A criação de canais de denúncia nas entidades públicas e privadas é um dos pilares da nova estratégia, a par da proteção de quem denunciar — designadamente através de mecanismos que garantam o anonimato dos denunciantes e proíbam as retaliações laborais, como a impossibilidade do despedimento ou outras consequências. Questionada sobre se esta proteção abrangeria, por exemplo, o hacker Rui Pinto, Van Dunem esclareceu que não.

Esta diretiva refere-se a pessoas que trabalhem em organizações“, especificou a ministra. “Alguém ligado a uma organização que, por virtude da sua atividade, tem conhecimento de factos que podem constituir crime.”

“Há a possibilidade de extensão a pessoas que, não trabalhando, têm contacto com quem trabalha”, ou então a “fornecedores ou têm contacto negocial” com a empresa em questão — mas “não abrangerá este tipo de casos, de pessoas que se dedicam a fazer investigação própria“. Porém, Van Dunem lembrou que pessoas como Rui Pinto têm sempre “canais de denúncia públicos”, incluindo a página da PGR, que permite a denúncia anónima de crimes de corrupção.

Tribunal Central de Instrução Criminal pode ser alvo de reformulação

Outro tema com o qual a ministra foi confrontada na entrevista foi a proposta do presidente do Supremo Tribunal de Justiça, que defende a extinção do Tribunal Central de Instrução Criminal — tribunal responsável pelas fases de inquérito e instrução do caso Marquês. Apesar de Van Dunem já se ter posicionado contra a extinção definitiva do tribunal, reconheceu que uma análise daquele organismo com base na proposta do presidente do STJ “é uma hipótese que o Governo pondera”. Questionada sobre se admite a extinção, Van Dunem clarificou: “Não excluo uma intervenção nas eventuais condições em que esse tribunal opera“.
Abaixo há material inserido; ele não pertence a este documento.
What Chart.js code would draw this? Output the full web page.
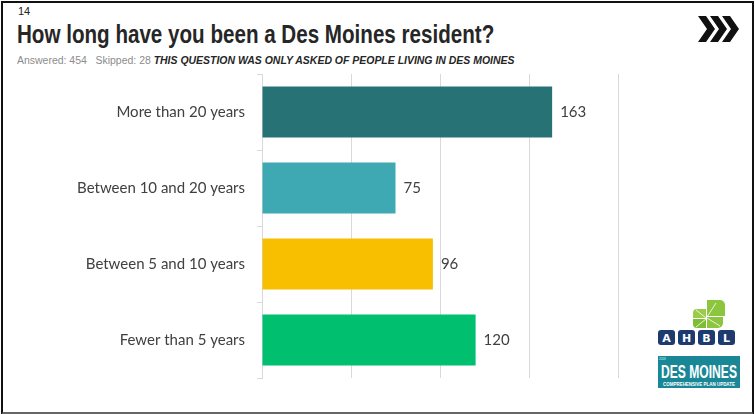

A ministra assinalou ainda que “o grande problema em torno do TCIC não é de lentidão”, mas sim o facto de haver uma “identificação imediata de um padrão de resposta com um juiz e outro padrão de resposta com outro juiz” — referindo-se às características antagónicas de Carlos Alexandre e Ivo Rosa com base no seu historial de processos. “Não é socialmente aceitável que continue a manter-se essa perceção”, que é “agastante para o sistema de justiça”.

Sobre o caso do procurador europeu José Guerra, nomeado após um currículo com erros ter sido enviado para as instituições europeias, Francisca Van Dunem considerou que “as explicações que foram dadas foram suficientes” e até fez notar a “coincidência” de um relatório do Parlamento Europeu em que o caso é mencionado ter sido publicado esta quinta-feira, quando Portugal aprovou a estratégia contra a corrupção. Para a ministra, há sinais de alinhamento “partidário” no modo como o caso foi gerido, mas Van Dunem preferiu elogiar o trabalho de José Guerra, que é “muito apreciado no seio do conselho”.